Is it, though? I keep thinking I can tell the story without it, that the plot will somehow fold itself around these events and make itself clear in spite of their absence.

No, no, it’s not about plot. It’s about… something. Character. Events. Leaving this out would be dishonest, not just because I would be leaving this part out, but because it’s maybe a part that would resonate. With somebody. Somebody not related to my brother. Because ew.

All right, so you remember that I said my brother had gotten a bit carried away with drugs in the wake of our father doing what our father did. Well, to think that he would just stop there isn’t just despicably naive, it’s oblivious. Jasper was a wannabe rockstar, and unlike some people in this story, he wasn’t in it for the art.

Yes, you heard me. He was in it for the chicks. Rock’n’roll (or whatever punk-metal indie hybrid they thought they were doing) leads to drugs leads to *holding her nose* sex. Ugh. I made it.

My brother started having sex. Well, once, at least, that first year. Her name was Gretchen Forbes and I really appreciate how plain she was, even though that was part of why it ended up happening. Jasper knew she was plain. Jasper wanted to hook up with Marjorie Robbins or Imogen Talbot or even Jemima Sidney, she seemed cool, but none of those girls really gave him the time of day. Gretchen would, though.

Now, I’m not saying that girls only give it up when they’re feeling insecure (although, in retrospect, a lot of that going on around here) but Gretchen was feeling particularly ugly that day, not just because of the zit that she just couldn’t seem to pop, but because of what Cat Jones (who was also having a bad day, but was also just in general kind of a bitch, which is ironic, but I digress) had said about her being fat. Now I, looking at Gretchen Forbes, would not have gone straight to “maybe cut down the string cheese diet”, but Gretchen was insecure and got caught up after school with the cool kids going to hear the band, and then ended up talking to Jasper after practice.

Jasper, meanwhile, had never consciously been flirted with, mostly because he’d just been kind of oblivious up to that point, but something about Gretchen just sort of tugging down her shirt to show just the barest edge of bra, the faintest hint of nipple, got him thinking “Oh my God she wants me this is not a drill!”

Do I have to describe the whole thing? Every touch? Every word? Every base? Do I have to? Isn’t it enough to say Gretchen Forbes, in an act of desperation and low self-esteem, found herself the most potent loser she could stand and did something she regretted for the rest of her life? Because yes, she was a virgin, and yes, she was fourteen and a freshman in high school and she had to live with the knowledge for the rest of her life that she was the kind of girl who had sex at fourteen and then didn’t again for like, what, eight years? Until she was almost out of college? Because of how ashamed she was.

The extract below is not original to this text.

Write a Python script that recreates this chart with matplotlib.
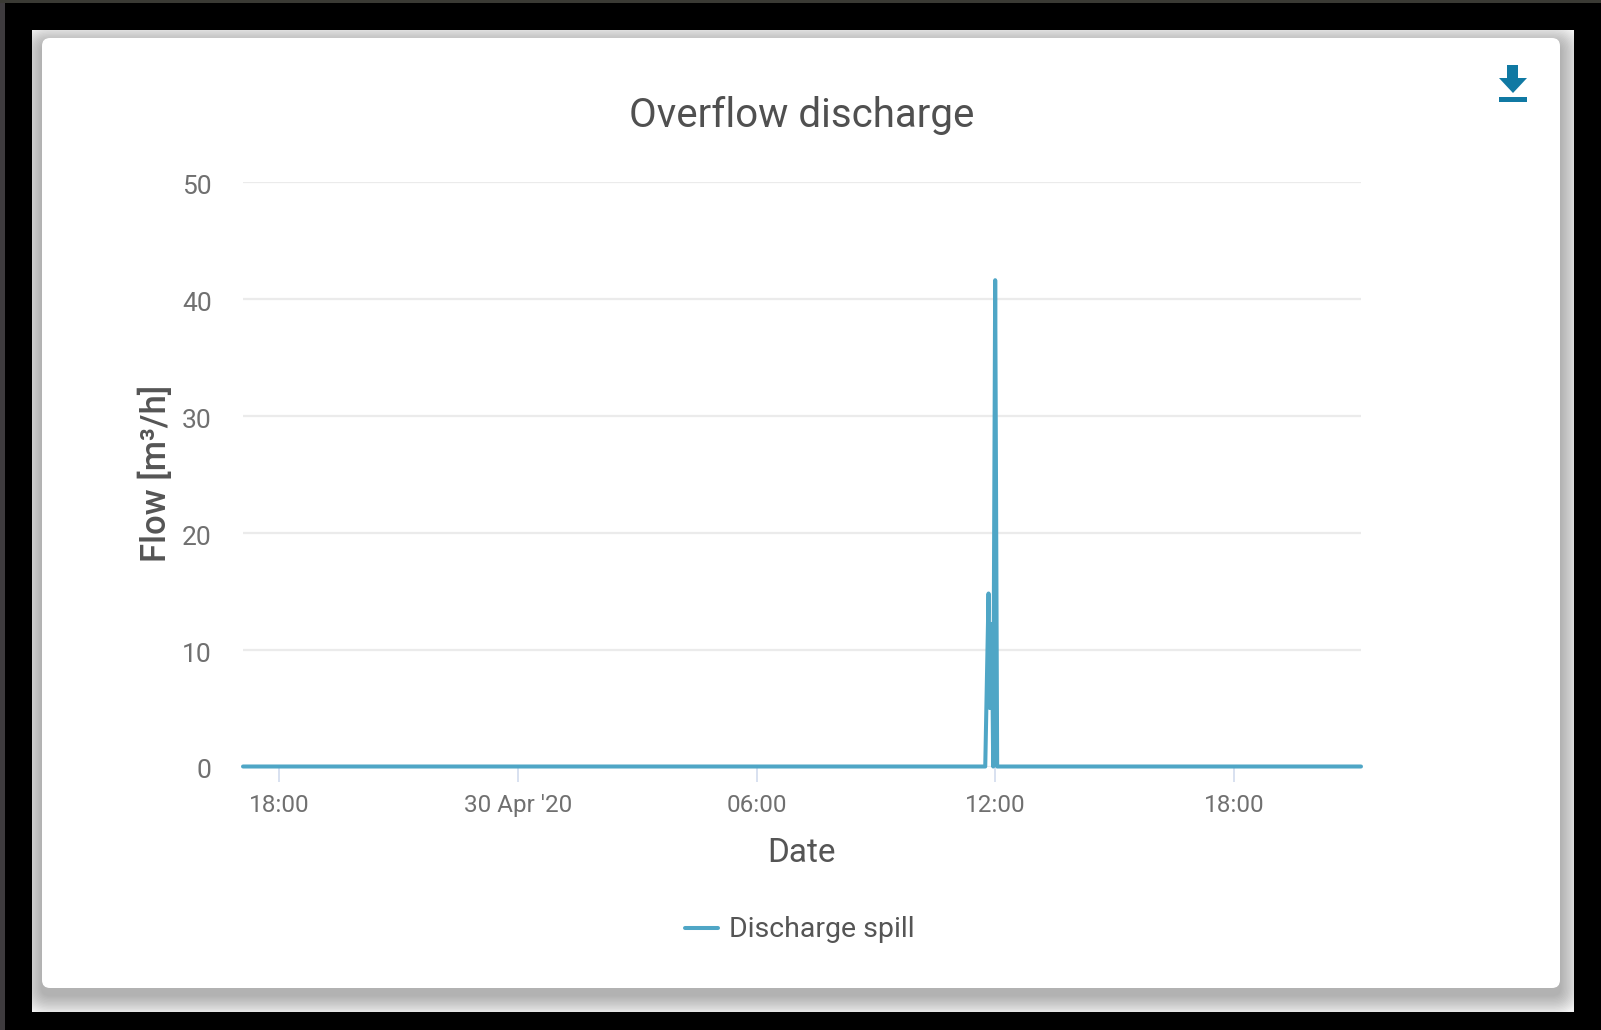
import matplotlib
matplotlib.use("Agg")
import matplotlib.pyplot as plt
from matplotlib.patches import FancyBboxPatch, Rectangle, Polygon
from matplotlib.transforms import ScaledTranslation
from datetime import datetime

plt.rcParams['font.family'] = ['Roboto', 'DejaVu Sans']

times = ["2020-04-29 17:05", "2020-04-30 11:45", "2020-04-30 11:50", "2020-04-30 11:52", "2020-04-30 11:55",
         "2020-04-30 11:57", "2020-04-30 12:00", "2020-04-30 12:03", "2020-04-30 21:12"]
flow = [0, 0, 14.8, 5, 12.2, 0, 41.6, 0, 0]
series_name = "Discharge spill"
yticks = [0, 10, 20, 30, 40, 50]
xtick_times = ["2020-04-29 18:00", "2020-04-30 00:00", "2020-04-30 06:00", "2020-04-30 12:00", "2020-04-30 18:00"]
xtick_labels = ["18:00", "30 Apr '20", "06:00", "12:00", "18:00"]

W, H = 1601, 1030
fig = plt.figure(figsize=(W/100, H/100), dpi=100, facecolor="black")

# page backdrop in pixel coordinates
bg = fig.add_axes([0, 0, 1, 1], zorder=0)
bg.set_xlim(0, W); bg.set_ylim(H, 0); bg.axis("off")
bg.add_patch(Rectangle((0, 0), 5, H, color="#3e3b3e", lw=0))
bg.add_patch(Rectangle((0, 0), W, 3, color="#3a3a34", lw=0))
bg.add_patch(Rectangle((32, 30), 1542, 982, color="#f2f2f2", lw=0))
# shadow
clip = Rectangle((32, 30), 1542, 982, transform=bg.transData)
n = 14
for i in range(n):
    g = (n - i) * 1.4
    p = FancyBboxPatch((42 - g, 38 + 7 - g), 1518 + 2*g, 950 + 2*g,
                       boxstyle="round,pad=0,rounding_size=%f" % (8 + g),
                       fc="black", ec="none", alpha=0.021)
    bg.add_patch(p)
    p.set_clip_path(clip)
bg.add_patch(FancyBboxPatch((42, 38), 1518, 950, boxstyle="round,pad=0,rounding_size=8", fc="white", ec="none"))
# download icon
ic = "#1079a3"
bg.add_patch(Polygon([(1507, 65), (1518, 65), (1518, 78), (1527, 78), (1513, 93), (1499, 78), (1507, 78)], fc=ic, ec="none"))
bg.add_patch(Rectangle((1498.5, 97), 28.5, 5, fc=ic, ec="none"))

# chart
L, R, T, B = 243, 1361, 182, 766.5
ax = fig.add_axes([L/W, 1 - B/H, (R-L)/W, (B-T)/H], zorder=1)
ax.patch.set_alpha(0)
t = [datetime.strptime(s, "%Y-%m-%d %H:%M") for s in times]
line, = ax.plot(t, flow, color="#4fa6c6", lw=2.9, solid_joinstyle="round", solid_capstyle="round",
                clip_on=False, label=series_name, zorder=3)
ax.set_xlim(t[0], t[-1])
ax.set_ylim(0, 50)
ax.set_yticks(yticks)
ax.set_xticks([datetime.strptime(s, "%Y-%m-%d %H:%M") for s in xtick_times])
ax.set_xticklabels(xtick_labels)
ax.grid(axis="y", color="#ebebeb", lw=1.6)
ax.set_axisbelow(True)
for s in ax.spines.values():
    s.set_visible(False)
ax.tick_params(axis="y", length=0, pad=22.5, labelsize=19, labelcolor="#707070")
ax.tick_params(axis="x", length=11, width=1.3, color="#d5deef", pad=8.5, labelsize=17.5, labelcolor="#707070")
shift = ScaledTranslation(0, -5/100, fig.dpi_scale_trans)
for lab in ax.get_yticklabels():
    lab.set_verticalalignment("center")
    lab.set_transform(lab.get_transform() + shift)

fig.text(802/W, 1 - 115.5/H, "Overflow discharge", ha="center", va="center", fontsize=29, color="#505050")
fig.text(156/W, 1 - 473/H, "Flow [m³/h]", rotation=90, ha="center", va="center", fontsize=25, color="#555555", fontweight="medium")
fig.text(801/W, 1 - 853/H, "Date", ha="center", va="center", fontsize=24, color="#555555")
leg = ax.legend(handles=[line], loc="center", bbox_to_anchor=((800-L)/(R-L), 1 - (930-T)/(B-T)), frameon=False,
                fontsize=20.5, labelcolor="#555555", handlelength=1.15, handletextpad=0.4, borderpad=0)

fig.savefig("out.png", dpi=100, facecolor="black")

Then again, at least she didn’t get pregnant.

And at least she didn’t have to watch that happen to her brother.

For a week, I couldn’t even look at him. For a month, I glared. I knew he knew I knew, but he didn’t know how I knew, so he ascribed it to magical powers. I laughed and laughed, until I remembered what it was that I knew and was laughing about.

Declan, meanwhile, pretended not to seethe in jealousy of his friend’s experience as he admired their one lone female band-mate from afar.